I have put around 1500 cat images at MyDrive/pets/Cats

Also I have put around 1500 dog images at MyDrive/pets/Dogs

In [None]:
from google.colab import drive
drive.mount('/content/drive')

In [None]:
import numpy as np                # a library used for working with arrays and numerical operations.
import matplotlib.pyplot as plt   # a data visualization library
import os                         # a module that provides a way of interacting with the operating system
import cv2                        # a library for image and video processing.
from tqdm import tqdm             # a library that provides a progress bar for iterative operations in a loop or on an iterable object.

data_dir = "/content/drive/MyDrive/pets/"   # This is my directory which includes two subdirectories of Cats and Dogs. You may place yours

categories = ["Dogs","Cats"]

for item in categories: 
    i = 1
    path = os.path.join(data_dir,item)  # create path to dogs and cats
    for img in os.listdir(path):  # iterate over each image
        img_array = cv2.imread(os.path.join(path,img) ,cv2.IMREAD_GRAYSCALE)  # convert to array
        plt.imshow(img_array, cmap='gray')  # graph it
        plt.show()  # display!
        print(img)
        i = i+1
        if(i>3):
          break  # This is to see few of these images


In [None]:
print(img_array)

In [None]:
print(img_array.shape)

In [None]:
IMG_SIZE = 100

new_array = cv2.resize(img_array, (IMG_SIZE, IMG_SIZE))
plt.imshow(new_array, cmap='gray')
plt.show()

In [None]:
IMG_SIZE = 200

new_array = cv2.resize(img_array, (IMG_SIZE, IMG_SIZE))
plt.imshow(new_array, cmap='gray')
plt.show()

In [None]:
training_data = []

def create_training_data():
    for item in categories: 

        path = os.path.join(data_dir,item)  
        class_num = categories.index(item)  # get the classification  (0 or a 1). 0 is dog and cat is 1

        for img in tqdm(os.listdir(path)):  # iterate over each image
            try:
                img_array = cv2.imread(os.path.join(path,img) ,cv2.IMREAD_GRAYSCALE)  # convert to array
                new_array = cv2.resize(img_array, (IMG_SIZE, IMG_SIZE))  # resize to normalize data size
                training_data.append([new_array, class_num])  # add the image to the training data
            except Exception as e:  # to handle any exceptions. If an exception occurs, the code ignores it and continues to the next iteration.
                pass

In [None]:
create_training_data()

print("\n",len(training_data))
print("\n",type(training_data))

In [None]:
print(np.shape(training_data))
print(training_data[0])

In [None]:
import random

random.shuffle(training_data)

"""
The code above shuffles the order of elements in the list training_data randomly. 
In this case, it is likely being used to ensure that the model doesn't accidentally learn 
to classify images based on their order in the dataset
"""


In [None]:
for sample in training_data[:10]:
    print(sample[1])


In [None]:
np.shape(training_data)

In [None]:
X = []
y = []

for features, label in training_data:
    X.append(features)
    y.append(label)

X = np.array(X).reshape(-1, IMG_SIZE, IMG_SIZE, 1)    # (batch_size, height, width, channels), 1 channel for grayscale 


In [None]:
import pickle       #  a module used for serializing and de-serializing Python objects.
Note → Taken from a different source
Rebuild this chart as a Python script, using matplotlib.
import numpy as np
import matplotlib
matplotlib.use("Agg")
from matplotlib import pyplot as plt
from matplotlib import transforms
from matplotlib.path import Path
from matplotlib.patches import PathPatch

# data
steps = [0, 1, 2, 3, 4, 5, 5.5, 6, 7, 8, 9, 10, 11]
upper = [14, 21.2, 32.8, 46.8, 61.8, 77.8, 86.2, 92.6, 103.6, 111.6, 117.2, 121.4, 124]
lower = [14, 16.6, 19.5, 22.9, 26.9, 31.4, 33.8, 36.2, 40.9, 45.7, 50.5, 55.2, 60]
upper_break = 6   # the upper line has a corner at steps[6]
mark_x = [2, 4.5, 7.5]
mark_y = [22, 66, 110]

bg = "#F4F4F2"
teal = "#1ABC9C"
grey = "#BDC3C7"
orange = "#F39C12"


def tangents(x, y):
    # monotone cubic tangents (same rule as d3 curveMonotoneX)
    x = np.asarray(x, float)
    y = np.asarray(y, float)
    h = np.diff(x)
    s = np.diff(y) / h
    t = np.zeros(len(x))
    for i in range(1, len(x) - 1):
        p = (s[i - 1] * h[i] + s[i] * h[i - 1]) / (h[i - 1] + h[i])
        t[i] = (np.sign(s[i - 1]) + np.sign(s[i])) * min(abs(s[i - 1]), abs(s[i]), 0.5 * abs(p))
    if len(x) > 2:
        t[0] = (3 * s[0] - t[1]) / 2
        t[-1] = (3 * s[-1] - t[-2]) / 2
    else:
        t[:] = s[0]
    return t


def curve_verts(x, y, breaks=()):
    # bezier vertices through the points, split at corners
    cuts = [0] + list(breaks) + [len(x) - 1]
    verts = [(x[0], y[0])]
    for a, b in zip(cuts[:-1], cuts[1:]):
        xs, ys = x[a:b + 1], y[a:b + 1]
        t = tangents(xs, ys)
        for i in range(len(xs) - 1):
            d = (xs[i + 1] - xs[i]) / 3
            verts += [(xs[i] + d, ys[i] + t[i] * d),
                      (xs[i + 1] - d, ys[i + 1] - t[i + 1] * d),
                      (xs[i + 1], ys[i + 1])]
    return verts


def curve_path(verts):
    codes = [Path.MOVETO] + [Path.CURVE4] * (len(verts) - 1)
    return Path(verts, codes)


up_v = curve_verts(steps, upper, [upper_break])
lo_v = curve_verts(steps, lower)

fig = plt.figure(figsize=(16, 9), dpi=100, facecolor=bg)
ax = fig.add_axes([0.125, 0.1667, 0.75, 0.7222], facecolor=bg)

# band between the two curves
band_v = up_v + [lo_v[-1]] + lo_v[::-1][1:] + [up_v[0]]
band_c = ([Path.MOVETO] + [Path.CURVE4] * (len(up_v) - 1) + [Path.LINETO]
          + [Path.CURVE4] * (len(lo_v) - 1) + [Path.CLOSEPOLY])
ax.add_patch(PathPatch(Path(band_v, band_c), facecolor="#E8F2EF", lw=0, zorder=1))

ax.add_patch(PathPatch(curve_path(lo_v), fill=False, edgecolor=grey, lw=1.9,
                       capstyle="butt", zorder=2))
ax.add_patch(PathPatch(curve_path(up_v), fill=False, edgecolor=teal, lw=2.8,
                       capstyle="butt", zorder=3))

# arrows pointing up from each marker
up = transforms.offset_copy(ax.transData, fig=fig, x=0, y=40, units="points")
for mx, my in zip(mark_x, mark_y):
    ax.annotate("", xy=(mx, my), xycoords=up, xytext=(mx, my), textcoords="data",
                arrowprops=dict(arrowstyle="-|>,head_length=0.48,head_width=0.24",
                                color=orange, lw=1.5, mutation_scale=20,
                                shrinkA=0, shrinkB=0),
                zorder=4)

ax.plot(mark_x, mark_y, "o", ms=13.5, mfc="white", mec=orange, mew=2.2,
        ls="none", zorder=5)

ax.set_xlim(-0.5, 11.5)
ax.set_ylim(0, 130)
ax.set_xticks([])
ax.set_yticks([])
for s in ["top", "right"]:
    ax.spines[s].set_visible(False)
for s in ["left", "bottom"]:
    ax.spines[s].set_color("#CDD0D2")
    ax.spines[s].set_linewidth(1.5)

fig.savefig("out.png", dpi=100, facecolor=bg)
""" By using pickle, we can save time and resources that would otherwise 
be spent on preprocessing the data every time the script is run. """

pickle_out = open("X.pickle","wb")
pickle.dump(X, pickle_out)
pickle_out.close()

pickle_out = open("y.pickle","wb")
pickle.dump(y, pickle_out)
pickle_out.close()


In [None]:
# to loadi the data that was previously saved using the pickle.dump() function.
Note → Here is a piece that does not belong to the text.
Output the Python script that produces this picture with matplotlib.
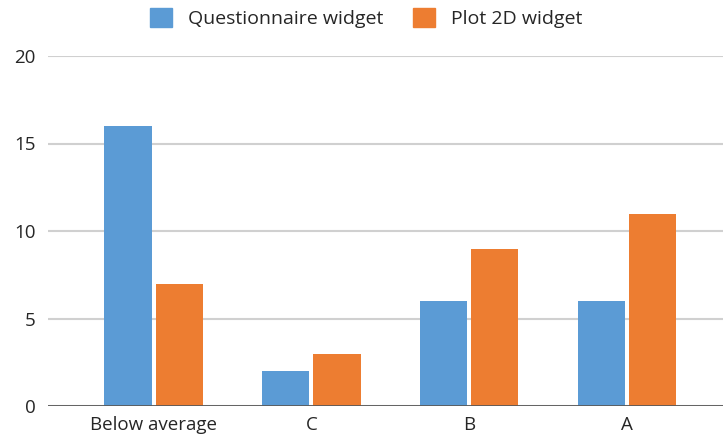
import numpy as np
import matplotlib.pyplot as plt
from matplotlib.patches import Patch

plt.rcParams['font.family'] = ['Open Sans', 'DejaVu Sans']

# data
categories = ['Below average', 'C', 'B', 'A']
questionnaire = [16, 2, 6, 6]
plot2d = [7, 3, 9, 11]

blue = '#5B9BD5'
orange = '#ED7D31'
text_col = '#262626'

fig = plt.figure(figsize=(7.23, 4.41), dpi=100)
ax = fig.add_axes([48 / 723, 35 / 441, 675 / 723, 350 / 441])

x = np.arange(len(categories))
w = 0.30
ax.bar(x - 0.162, questionnaire, width=w, color=blue, zorder=3)
ax.bar(x + 0.162, plot2d, width=w, color=orange, zorder=3)

ax.set_xlim(-0.67, 3.61)
ax.set_ylim(0, 20)
ax.set_yticks([0, 5, 10, 15, 20])
ax.set_xticks(x)
ax.set_xticklabels(categories)
ax.yaxis.grid(True, color='#D0D0D0', linewidth=1.5, zorder=0)
ax.axhline(0, color='#595959', linewidth=2, zorder=4)
for s in ax.spines.values():
    s.set_visible(False)
ax.tick_params(axis='both', length=0, labelsize=13.5, colors=text_col)
ax.tick_params(axis='y', pad=9)
ax.tick_params(axis='x', pad=7)

handles = [Patch(color=blue, label='Questionnaire widget'),
           Patch(color=orange, label='Plot 2D widget')]
fig.legend(handles=handles, loc='center', bbox_to_anchor=(366 / 723, 1 - 18 / 441),
           ncol=2, frameon=False, fontsize=14, handlelength=1.15, handleheight=1.15,
           columnspacing=1.55, handletextpad=0.8, labelcolor=text_col)

fig.savefig('out.png', dpi=100)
pickle_in = open("X.pickle","rb")
X = pickle.load(pickle_in)

pickle_in = open("y.pickle","rb")
y = pickle.load(pickle_in)


In [None]:
import tensorflow as tf
from tensorflow.keras.models import Sequential
from tensorflow.keras.layers import Dense, Dropout, Activation, Flatten
from tensorflow.keras.layers import Conv2D, MaxPooling2D


X = X/255.0

model = Sequential()  #  create a new sequential model in Keras where you can easily add, remove or modify the layers in the model.

model.add(Conv2D(256, (3, 3), input_shape=X.shape[1:])) # the layer will learn 256 different filters during training, each looking for a different feature in the input image.
model.add(Activation('relu'))             # an activation function that returns the input if it is positive, and 0 otherwise.
model.add(MaxPooling2D(pool_size=(2, 2))) # to reduce the size of the output feature maps while preserving the most important features.


model.add(Conv2D(256, (3, 3)))
model.add(Activation('relu'))
model.add(MaxPooling2D(pool_size=(2, 2)))

model.add(Flatten())  # this converts our 3D feature maps to 1D feature vectors

model.add(Dense(64))  # adds a fully connected layer with 64 neurons to the neural network model.

model.add(Dense(1))   # adds a fully connected layer with a single neuron to the neural network model.
model.add(Activation('sigmoid'))

model.compile(loss='binary_crossentropy',
              optimizer='adam',
              metrics=['accuracy'])

model.fit(np.array(X), np.array(y), batch_size=32, epochs=20, validation_split=0.3)



**Batch_size:** refers to the number of training examples utilized in one iteration during the training process. During training, the data is divided into batches, and the model's parameters are updated based on the average of the gradients computed for each batch. Setting the batch size too small can lead to noisy gradients, and setting it too large can lead to memory issues.


**Epochs:** refer to the number of times the training process goes through the entire dataset. Each epoch consists of one full iteration through the entire training dataset.


**Validation_split:** is the fraction of the training dataset that is held out and used as a validation set during training. The model is trained on the training dataset, and its performance is evaluated on the validation set after each epoch. The validation set is used to monitor the model's performance on data it has not seen during training and can help detect overfitting.